The operator cover 106 includes a threaded central opening which receives a fitting attached to the flexible air line 22. This allows air pressure to be developed in the chamber 128 at the same time it is developed in the vent valve chamber 50. Although not shown, air is derived from any suitable source, such as an air compressor operated by the tanker truck engine, as will be apparent.

Upon introduction of air into the chamber 128, the diaphragm 112 is urged to the right, as viewed in FIG. 2, which moves the operator shaft 114 outwardly and into engagement with a roller 130. The roller 130 forms part of a generally triangular shaped coupling or linkage 132 which is pivotally mounted by a pin 134 to the product valve body portion 66 for pivotal movement about a horizontal axis defined by the pin 134.

On engagement of the roller 130 by the shaft 114, the linkage 132 rotates about the pin 134, and a second roller 136, forming a part of the linkage 132, is thereby moved upwardly into engagement with the lower end of the piston central portion 92. Continued outward movement of the shaft 114 thus causes the piston 90 to move upwardly to an open position in which communication is provided between the product port 68 and the tank interior through the valve passage 84.

On release of air pressure in the conduit 22, the operator shaft 114 is moved inwardly to the inoperative position illustrated under the bias of spring 114, and the piston 90 is moved downwardly by its spring 104. If the tank 14 is being filled at this time, the differential effective pressure areas defined by the O-ring 100 and the gasket 102 also causes the piston 92 to move downwardly to the closed position illustrated.

During either a filling or a discharging operation, air pressure is developed in both chambers 128 and 50. It is an object of the present invention to open the vent valve 12 before the product valve 18. Consequently, the diaphragm 48 is preferably made larger in area than the diaphragm 112 so that its effective pressure area is larger. In addition, the spring rates of the springs 38 and 126 are made such that the bias force exerted by spring 138 is less. In this regard, the spring rate of spring 28 is also selected low enough that it will allow the vent valve 12 to open at approximately 3 pounds per square inch in order to provide adequate internal venting of the tank 14 at all times, as required by Federal and many state regulations.

It is also desirable to select a product valve spring 104 having a spring rate great enough to assure that the piston 90 will not open prior to opening of the vent valve 12.

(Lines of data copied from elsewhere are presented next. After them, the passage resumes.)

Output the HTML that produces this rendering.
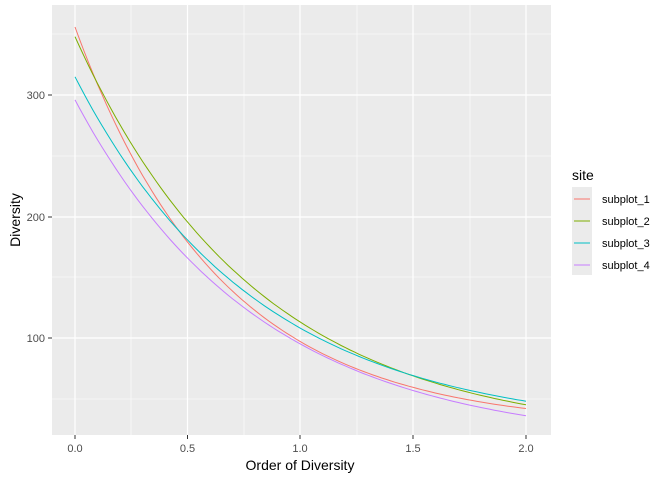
<!DOCTYPE html>
<html><head><meta charset="utf-8"><style>
body{margin:0;background:#fff;}
svg{display:block;font-family:"Liberation Sans",Arial,sans-serif;}
</style></head><body>
<svg id="s" width="672" height="480" viewBox="0 0 672 480">
<rect x="52" y="5" width="499" height="430" fill="#EBEBEB"/>
<g stroke="#fff" stroke-width="0.6">
<line x1="52" x2="551" y1="34" y2="34"/><line x1="52" x2="551" y1="156" y2="156"/><line x1="52" x2="551" y1="277" y2="277"/><line x1="52" x2="551" y1="399" y2="399"/>
<line y1="5" y2="435" x1="131" x2="131"/><line y1="5" y2="435" x1="244" x2="244"/><line y1="5" y2="435" x1="357" x2="357"/><line y1="5" y2="435" x1="470" x2="470"/>
</g>
<g stroke="#fff" stroke-width="1.2">
<line x1="52" x2="551" y1="95" y2="95"/><line x1="52" x2="551" y1="217" y2="217"/><line x1="52" x2="551" y1="338" y2="338"/>
<line y1="5" y2="435" x1="75" x2="75"/><line y1="5" y2="435" x1="187.5" x2="187.5"/><line y1="5" y2="435" x1="300" x2="300"/><line y1="5" y2="435" x1="413" x2="413"/><line y1="5" y2="435" x1="526" x2="526"/>
</g>
<g id="curves" fill="none" stroke-width="1"></g>
<g stroke="#333" stroke-width="1">
<line x1="48" x2="52" y1="95" y2="95"/><line x1="48" x2="52" y1="217" y2="217"/><line x1="48" x2="52" y1="338" y2="338"/>
<line y1="435" y2="439" x1="75" x2="75"/><line y1="435" y2="439" x1="187.5" x2="187.5"/><line y1="435" y2="439" x1="300" x2="300"/><line y1="435" y2="439" x1="413" x2="413"/><line y1="435" y2="439" x1="526" x2="526"/>
</g>
<g font-size="11" fill="#4D4D4D" text-anchor="end">
<text x="45" y="99">300</text><text x="45" y="221">200</text><text x="45" y="342">100</text>
</g>
<g font-size="11" fill="#4D4D4D" text-anchor="middle">
<text x="75" y="452">0.0</text><text x="187.5" y="452">0.5</text><text x="300" y="452">1.0</text><text x="413" y="452">1.5</text><text x="526" y="452">2.0</text>
</g>
<text x="300" y="470" font-size="14" text-anchor="middle" fill="#000">Order of Diversity</text>
<text transform="translate(20,220) rotate(-90)" font-size="14" text-anchor="middle" fill="#000">Diversity</text>
<text x="572" y="180" font-size="14" fill="#000">site</text>
<rect x="572" y="187" width="20" height="88" fill="#EBEBEB"/>
<g stroke-width="1">
<line x1="574" x2="590" y1="199" y2="199" stroke="#F8766D"/>
<line x1="574" x2="590" y1="221" y2="221" stroke="#7CAE00"/>
<line x1="574" x2="590" y1="243" y2="243" stroke="#00BFC4"/>
<line x1="574" x2="590" y1="265" y2="265" stroke="#C77CFF"/>
</g>
<g font-size="11" fill="#000">
<text x="602" y="203">subplot_1</text><text x="602" y="225">subplot_2</text><text x="602" y="247">subplot_3</text><text x="602" y="269">subplot_4</text>
</g>
</svg>
<script>
var S=[["#F8766D",27.1,328.9,1.549],["#7CAE00",17.3,330.7,1.240],["#00BFC4",23.5,291.5,1.238],["#C77CFF",11.5,284.5,1.226]];
var g=document.getElementById("curves"),ns="http://www.w3.org/2000/svg";
S.forEach(function(s){var d="";for(var i=0;i<=100;i++){var q=i/50,v=s[1]+s[2]*Math.exp(-s[3]*q);var x=75+q*225.5,y=338-(v-100)*1.215;d+=(i?"L":"M")+x.toFixed(1)+","+y.toFixed(1);}
var p=document.createElementNS(ns,"path");p.setAttribute("d",d);p.setAttribute("stroke",s[0]);g.appendChild(p);});
</script>
</body></html>
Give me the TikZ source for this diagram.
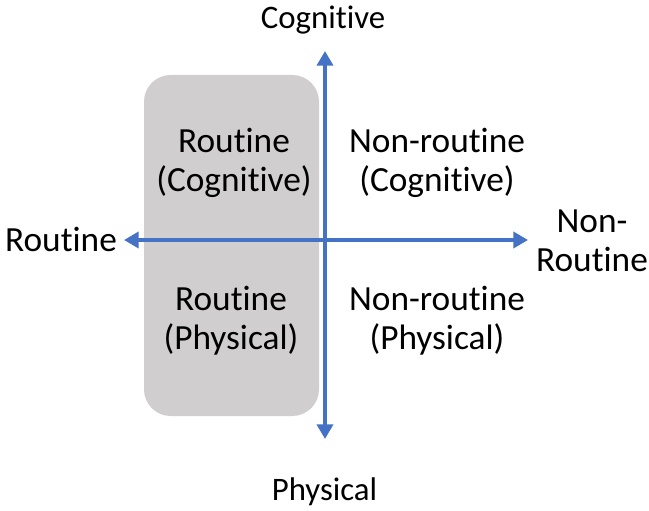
\documentclass[tikz,border=0pt]{standalone}
\usepackage{fontspec}
\setmainfont{Carlito}[RawFeature={-liga;-clig;-dlig;-calt;-rlig;-hlig}]
\usetikzlibrary{arrows.meta}
\definecolor{axisblue}{RGB}{68,114,196}
\definecolor{boxgray}{RGB}{208,206,206}
% keep the t and i of a word as separate glyphs
\newcommand{\tI}{t\kern0pt i}
\begin{document}
\begin{tikzpicture}[x=0.75pt,y=-0.75pt,
  lbl/.style={align=center,font=\fontsize{26.5}{29.5}\selectfont,inner sep=0pt},
  ends/.style={lbl,font=\fontsize{24.6}{29.5}\selectfont},
  axis/.style={draw=axisblue,line width=2.8pt,-{Triangle[length=11pt,width=12pt]}}]
\useasboundingbox (0,0) rectangle (649,510);
% shaded routine band
\fill[boxgray,rounded corners=20pt] (144,75) rectangle (319,416);
% axis end points
\coordinate (o) at (325,240);
\coordinate (top) at (325,51);
\coordinate (bot) at (325,439);
\coordinate (lft) at (124,240);
\coordinate (rgt) at (528,240);
\draw[axis] (o) -- (top);
\draw[axis] (o) -- (bot);
\draw[axis] (o) -- (lft);
\draw[axis] (o) -- (rgt);
% axis labels
\node[ends] (cog) at (323,20) {Cogni\tI ve};
\node[ends] (phys) at (324.5,492) {Physical};
\node[lbl] (rout) at (61,239) {Rou\tI ne};
\node[lbl] (nonr) at (592,241) {Non-\\Rou\tI ne};
% quadrant labels
\node[lbl] (rc) at (234,163) {Rou\tI ne\\(Cogni\tI ve)};
\node[lbl] (nc) at (437,163) {Non-rou\tI ne\\(Cogni\tI ve)};
\node[lbl] (rp) at (231,321) {Rou\tI ne\\(Physical)};
\node[lbl] (np) at (437,321) {Non-rou\tI ne\\(Physical)};
\end{tikzpicture}
\end{document}
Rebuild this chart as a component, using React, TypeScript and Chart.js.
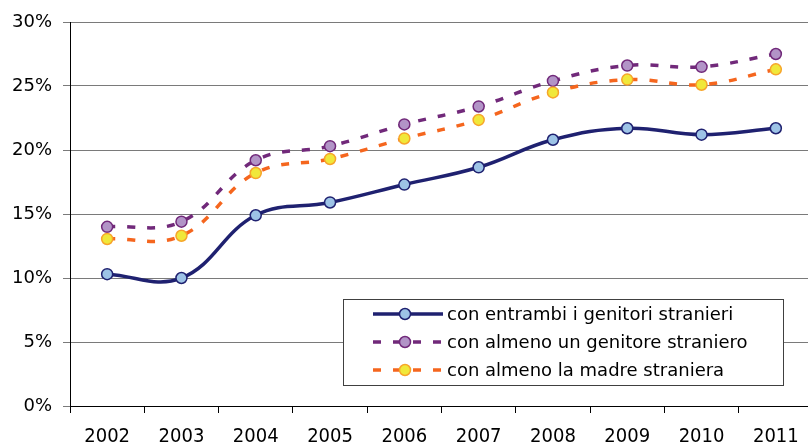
import React, { useEffect, useRef } from 'react';
import { Chart, registerables } from 'chart.js';

Chart.register(...registerables);

const years = ['2002', '2003', '2004', '2005', '2006', '2007', '2008', '2009', '2010', '2011'];
const entrambi = [10.3, 10.0, 14.9, 15.9, 17.3, 18.65, 20.8, 21.7, 21.2, 21.7];
const almenoUno = [14.0, 14.4, 19.2, 20.3, 22.0, 23.4, 25.4, 26.6, 26.5, 27.5];
const madre = [13.05, 13.3, 18.2, 19.3, 20.9, 22.35, 24.5, 25.5, 25.1, 26.3];
const seriesLabels = [
  'con entrambi i genitori stranieri',
  'con almeno un genitore straniero',
  'con almeno la madre straniera',
];
const yMin = 0;
const yMax = 30;
const yStep = 5;

const FONT = '"DejaVu Sans", Verdana, sans-serif';
const FONT_COND = '"DejaVu Sans Condensed", "DejaVu Sans", Verdana, sans-serif';

const insideLegend = {
  id: 'insideLegend',
  afterDraw(chart: any) {
    const { ctx, chartArea } = chart;
    const boxL = chartArea.left + 273;
    const boxT = chartArea.top + 277;
    const boxW = 440;
    const boxH = 86;
    ctx.save();
    ctx.fillStyle = '#ffffff';
    ctx.fillRect(boxL, boxT, boxW, boxH);
    ctx.strokeStyle = '#404040';
    ctx.lineWidth = 1;
    ctx.strokeRect(boxL + 0.5, boxT + 0.5, boxW, boxH);
    chart.data.datasets.forEach((ds: any, i: number) => {
      const y = boxT + 15 + i * 28;
      const x0 = boxL + 30;
      const x1 = boxL + 100;
      ctx.save();
      ctx.strokeStyle = ds.borderColor;
      ctx.lineWidth = ds.borderWidth;
      ctx.setLineDash(ds.borderDash || []);
      ctx.beginPath();
      ctx.moveTo(x0, y);
      ctx.lineTo(x1, y);
      ctx.stroke();
      ctx.restore();
      ctx.beginPath();
      ctx.arc(boxL + 62, y, ds.pointRadius, 0, Math.PI * 2);
      ctx.fillStyle = ds.pointBackgroundColor;
      ctx.fill();
      ctx.lineWidth = ds.pointBorderWidth;
      ctx.strokeStyle = ds.pointBorderColor;
      ctx.stroke();
      ctx.fillStyle = '#000';
      ctx.font = `18px ${FONT}`;
      ctx.textBaseline = 'middle';
      ctx.textAlign = 'left';
      ctx.fillText(ds.label, boxL + 104, y + 1);
    });
    ctx.restore();
  },
};

export default function App() {
  const ref = useRef<HTMLCanvasElement | null>(null);
  useEffect(() => {
    if (!ref.current) return;
    const chart = new Chart(ref.current, {
      type: 'line',
      data: {
        labels: years,
        datasets: [
          {
            label: seriesLabels[0],
            data: entrambi,
            borderColor: '#1F2170',
            borderWidth: 3.5,
            tension: 0.4,
            pointRadius: 5.5,
            pointBackgroundColor: '#9DC3E6',
            pointBorderColor: '#1F2170',
            pointBorderWidth: 1.5,
            order: 2,
          },
          {
            label: seriesLabels[1],
            data: almenoUno,
            borderColor: '#71297A',
            borderWidth: 3.5,
            borderDash: [8, 12],
            tension: 0.4,
            pointRadius: 5.5,
            pointBackgroundColor: '#B294C7',
            pointBorderColor: '#71297A',
            pointBorderWidth: 1.5,
            order: 1,
          },
          {
            label: seriesLabels[2],
            data: madre,
            borderColor: '#F5661E',
            borderWidth: 3.5,
            borderDash: [8, 12],
            tension: 0.4,
            pointRadius: 5.5,
            pointBackgroundColor: '#F0E83A',
            pointBorderColor: '#F7A52A',
            pointBorderWidth: 1.5,
            order: 0,
          },
        ],
      },
      options: {
        responsive: false,
        animation: false,
        layout: { padding: { top: 22, right: 6, left: 0, bottom: 0 } },
        plugins: {
          legend: { display: false },
          tooltip: { enabled: false },
        },
        scales: {
          x: {
            offset: true,
            grid: {
              offset: true,
              drawOnChartArea: false,
              drawTicks: true,
              tickLength: 7,
              color: '#000',
            },
            border: { color: '#000', width: 1 },
            ticks: {
              color: '#000',
              font: { family: FONT_COND, size: 20 },
              padding: 12,
              maxRotation: 0,
              autoSkip: false,
            },
            afterFit(scale: any) {
              scale.height = 39;
            },
          },
          y: {
            min: yMin,
            max: yMax,
            grid: {
              color: '#7a7a7a',
              lineWidth: 1,
              tickLength: 7,
            },
            border: { color: '#000', width: 1 },
            ticks: {
              stepSize: yStep,
              color: '#000',
              font: { family: FONT, size: 18 },
              padding: 11,
              callback: (v: any) => `${v}%`,
            },
            afterFit(scale: any) {
              scale.width = 70;
            },
          },
        },
      },
      plugins: [insideLegend],
    });
    return () => chart.destroy();
  }, []);
  return (
    <div style={{ position: 'fixed', left: 0, top: 0, width: 808, height: 445, overflow: 'hidden', background: '#fff' }}>
      <canvas ref={ref} width={820} height={445} style={{ display: 'block' }} />
    </div>
  );
}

It will be apparent that actuation of the vent valve 12 prior to actuation of the piston 90 can be provided by adjustment of one or more of the foregoing parameters, but it is primarily accomplished by the provision of differential pressure areas in the diaphragms 48 and 112. In an actual embodiment, satisfactory results were achieved by providing for opening of the vent valve 12 at approximately 5 to 7 pounds per square inch, and opening of the product valve 18 at approximately 35 pounds per square inch.

Various modifications and changes may be made with regard to the foregoing detailed description without departing from the spirit of the invention.

Claims

I claim:

1. A tank vent and product valve system for a tanker truck or the like, said system comprising:

a vent valve including a guide assembly for fixed attachment to the tank and defining a vent port for venting the tank interior; a vent cover carried by said guide assembly for movement thereon between a closed position shutting said vent port and an open position opening said vent port, said vent cover having a first pressure responsive means engageable on one side with said guide assembly defining a chamber on the opposite side; and first bias means positioned to exert a first bias urging said vent cover toward said closed position;

a product valve including a valve body for attachment to the tank and defining a product port for communication with the tank interior; a valve cap mounted to said valve body and defining an annular product valve passage with said flange; a product piston carried by said valve body for movement between a closed position shutting said product port and an open position opening said product port; and second bias means positioned to exert a second bias urging said product piston toward said closed position;

a power valve mounted to said valve body and including a power piston; a second pressure responsive means on one side with said power piston and defining a chamber on the opposite side; and third bias means positioned to exert a third bias urging said power piston inwardly;

linkage means engageable by said power piston to move said product piston to said open position; and

means for applying fluid under pressure to said chambers of said vent and product valves to urge said vent cover and said power piston against the bias of said first and third bias means, respectively, to open said vent port and said product port, the effective pressure area of said first pressure responsive means being greater than the effective pressure area of said second pressure responsive means whereby the same level of fluid pressure effects opening of said vent port prior to said product port.

2. A tank vent and product valve system according to claim 1 wherein said first pressure responsive means and said second pressure responsive means each comprise a flexible diaphragm.

3. A tank vent and product valve system according to claim 1 wherein said vent cover includes sealing means engaged upon said guide assembly in said closed position of said vent cover and preventing the product in said tank from reaching said first pressure responsive means.

4. A tank vent and product valve system according to claim 1 wherein said last-mentioned means comprise a compressed air line parallel-connected to said chambers of said vent and product valves.

5. A tank vent and product valve system according to claim 1 and including a first seal engaged between said product piston and said valve cap in said closed position of said product piston and defining a first effective pressure area; and a second seal engaged between said product piston and said valve body in said closed position of said product piston and defining a second effective pressure area less than said first effective pressure area.